Lutovico Halagahu

Personal information
- Born: 21 July 1967

Sport
- Country: France
- Sport: para athletics

Medal record
Men's para athletics
Representing France
Paralympic Games
| Gold medal – first place | 1996 Atlanta | Shot put - F43-44 |
| Gold medal – first place | 2000 Sydney | Shot put - F44 |
| Silver medal – second place | 1996 Atlanta | Javelin throw - F43-44 |
| Bronze medal – third place | 2000 Sydney | Discus throw - F44 |
Representing Wallis and Futuna
Pacific Games
| Gold medal – first place | 2015 Port Moresby | Javelin ambulant |

= Lutovico Halagahu =

French Paralympic athlete

Lutovico Halagahu (born 21 July 1967) is a paralympic athlete from France competing mainly in category F44 throwing events.

Lutovico has competed in two Paralympics, his first in 1996 he competed in the discus throw, won a silver in the javelin throw and a gold medal in the shot put.
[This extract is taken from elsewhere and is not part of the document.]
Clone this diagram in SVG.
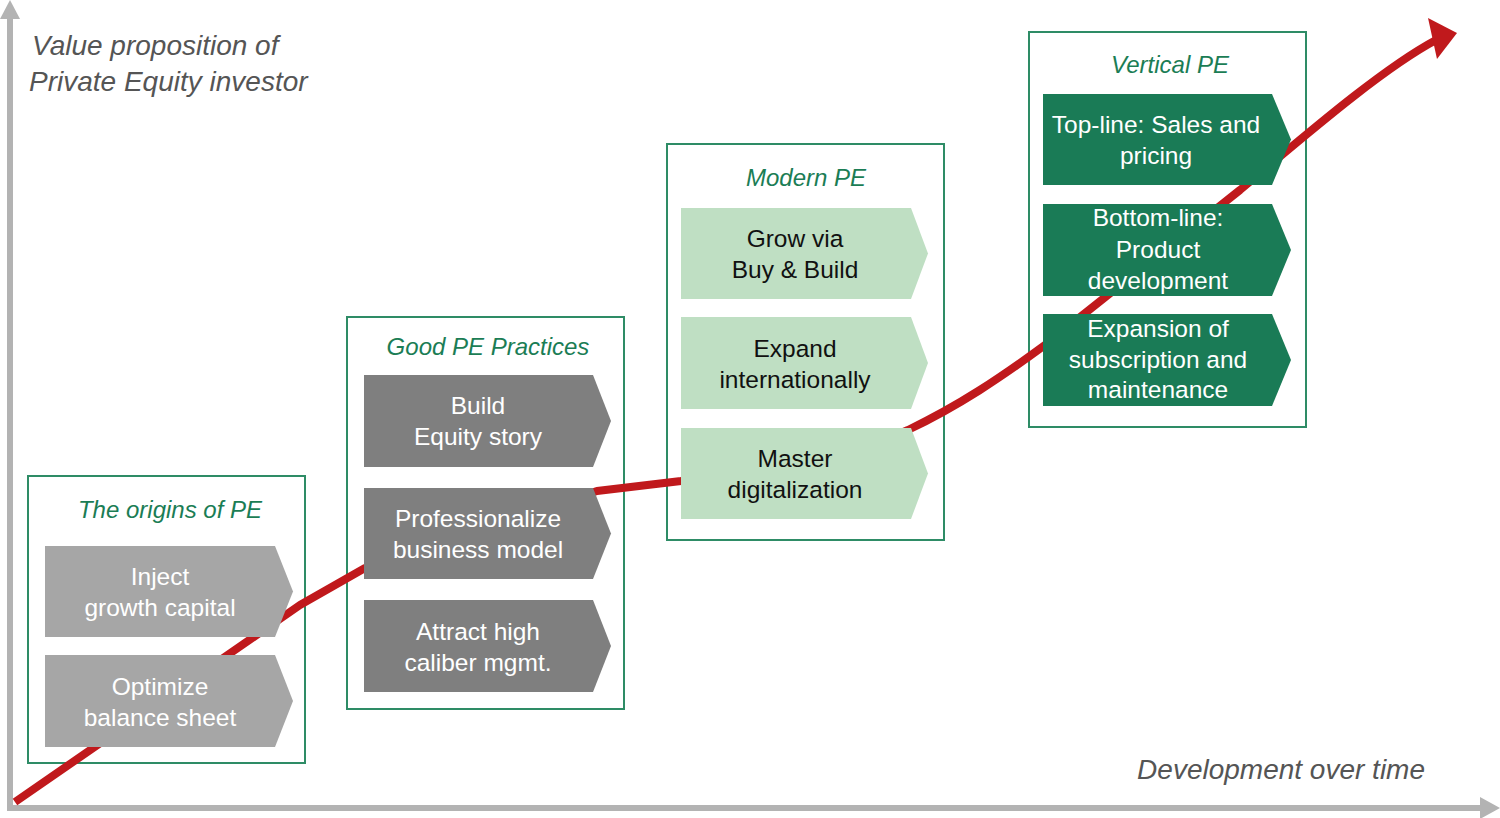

Four years later in the 2000 Summer Paralympics he defended his shot put gold medal and won a bronze in the discus throw.

At the 2015 Pacific Games in Port Moresby he won bronze in the javelin throw.

In September 1996 he was appointed a Chevalier of the Legion of Honour for his paralympic sporting activities. In November 2000 he was made an Officer of the Ordre national du Mérite.